§ **Aim of the exercise**
Copy out the data below as written; omit any images.

§ **Input records**
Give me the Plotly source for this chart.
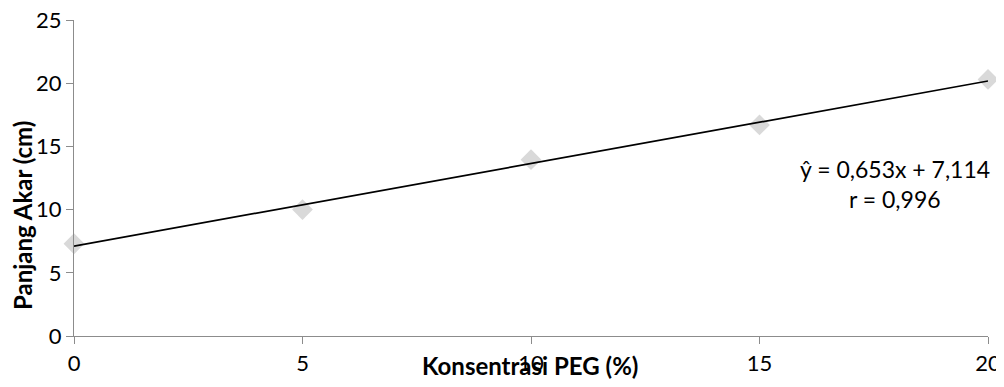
import plotly.graph_objects as go

konsentrasi = [0, 5, 10, 15, 20]
panjang_akar = [7.3, 10.0, 13.95, 16.7, 20.3]
slope = 0.653
intercept = 7.114
x_ticks = [0, 5, 10, 15, 20]
y_ticks = [0, 5, 10, 15, 20, 25]

line_x = [min(konsentrasi), max(konsentrasi)]
line_y = [slope * v + intercept for v in line_x]

fig = go.Figure()
fig.add_trace(go.Scatter(x=konsentrasi, y=panjang_akar, mode="markers",
                         marker=dict(symbol="diamond", size=16, color="#D9D9D9"),
                         cliponaxis=False, showlegend=False))
fig.add_trace(go.Scatter(x=line_x, y=line_y, mode="lines", cliponaxis=False,
                         line=dict(color="black", width=1.7), showlegend=False))

font = "Lato, 'Open Sans', sans-serif"
axis_common = dict(showgrid=False, zeroline=False, showline=True,
                   linecolor="#8C8C8C", linewidth=1.3, ticks="outside",
                   ticklen=7, tickcolor="#8C8C8C", tickwidth=1.3,
                   automargin=False,
                   ticklabeloverflow="allow", tickfont=dict(size=22))
fig.update_layout(
    width=1004, height=387,
    margin=dict(l=66, r=24, t=12, b=59, autoexpand=False),
    plot_bgcolor="white", paper_bgcolor="white",
    font=dict(family=font, size=22, color="black"),
    xaxis=dict(range=[0, 20], tickvals=x_ticks, **axis_common),
    yaxis=dict(range=[0, 25], tickvals=y_ticks, **axis_common),
    annotations=[
        dict(text="<b>Konsentrasi PEG (%)</b>", xref="paper", yref="paper",
             x=0.499, y=-0.092, xanchor="center", yanchor="middle", showarrow=False,
             font=dict(size=24)),
        dict(text="<b>Panjang Akar (cm)</b>", xref="paper", yref="paper",
             x=-0.0558, y=0.383, xanchor="center", yanchor="middle", textangle=-90,
             showarrow=False, font=dict(size=24)),
        dict(text="ŷ = 0,653x + 7,114", xref="x", yref="y",
             x=17.96, y=13.25, xanchor="center", yanchor="middle", showarrow=False,
             font=dict(size=23)),
        dict(text="r = 0,996", xref="x", yref="y",
             x=17.96, y=10.8, xanchor="center", yanchor="middle", showarrow=False,
             font=dict(size=23)),
    ],
)
fig.write_html("out.html")
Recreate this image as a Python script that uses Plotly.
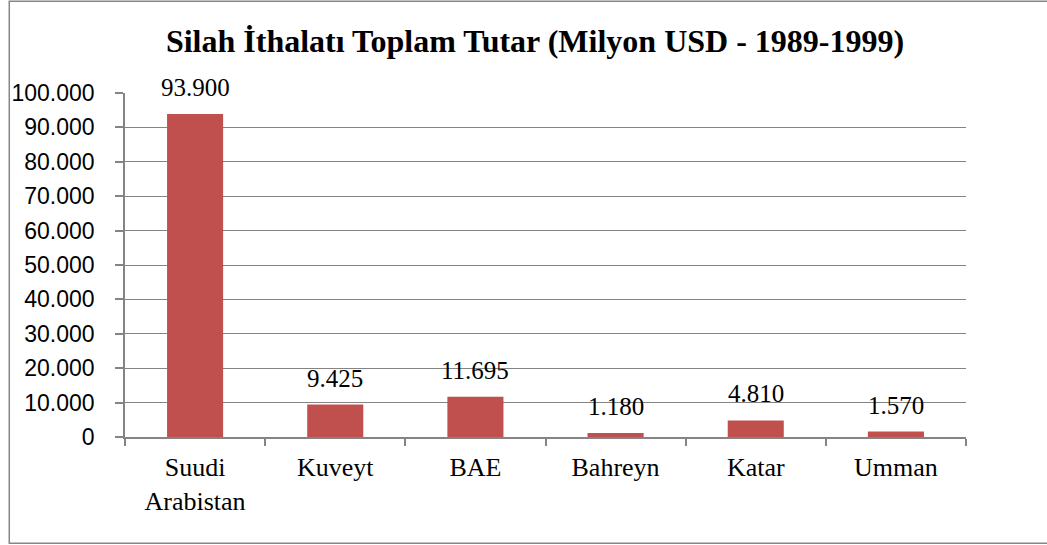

§ **Expected answer**
Give me the Plotly source for this chart.
import plotly.graph_objects as go

konsentrasi = [0, 5, 10, 15, 20]
panjang_akar = [7.3, 10.0, 13.95, 16.7, 20.3]
slope = 0.653
intercept = 7.114
x_ticks = [0, 5, 10, 15, 20]
y_ticks = [0, 5, 10, 15, 20, 25]

line_x = [min(konsentrasi), max(konsentrasi)]
line_y = [slope * v + intercept for v in line_x]

fig = go.Figure()
fig.add_trace(go.Scatter(x=konsentrasi, y=panjang_akar, mode="markers",
                         marker=dict(symbol="diamond", size=16, color="#D9D9D9"),
                         cliponaxis=False, showlegend=False))
fig.add_trace(go.Scatter(x=line_x, y=line_y, mode="lines", cliponaxis=False,
                         line=dict(color="black", width=1.7), showlegend=False))

font = "Lato, 'Open Sans', sans-serif"
axis_common = dict(showgrid=False, zeroline=False, showline=True,
                   linecolor="#8C8C8C", linewidth=1.3, ticks="outside",
                   ticklen=7, tickcolor="#8C8C8C", tickwidth=1.3,
                   automargin=False,
                   ticklabeloverflow="allow", tickfont=dict(size=22))
fig.update_layout(
    width=1004, height=387,
    margin=dict(l=66, r=24, t=12, b=59, autoexpand=False),
    plot_bgcolor="white", paper_bgcolor="white",
    font=dict(family=font, size=22, color="black"),
    xaxis=dict(range=[0, 20], tickvals=x_ticks, **axis_common),
    yaxis=dict(range=[0, 25], tickvals=y_ticks, **axis_common),
    annotations=[
        dict(text="<b>Konsentrasi PEG (%)</b>", xref="paper", yref="paper",
             x=0.499, y=-0.092, xanchor="center", yanchor="middle", showarrow=False,
             font=dict(size=24)),
        dict(text="<b>Panjang Akar (cm)</b>", xref="paper", yref="paper",
             x=-0.0558, y=0.383, xanchor="center", yanchor="middle", textangle=-90,
             showarrow=False, font=dict(size=24)),
        dict(text="ŷ = 0,653x + 7,114", xref="x", yref="y",
             x=17.96, y=13.25, xanchor="center", yanchor="middle", showarrow=False,
             font=dict(size=23)),
        dict(text="r = 0,996", xref="x", yref="y",
             x=17.96, y=10.8, xanchor="center", yanchor="middle", showarrow=False,
             font=dict(size=23)),
    ],
)
fig.write_html("out.html")
Recreate this image as a Python script that uses Plotly.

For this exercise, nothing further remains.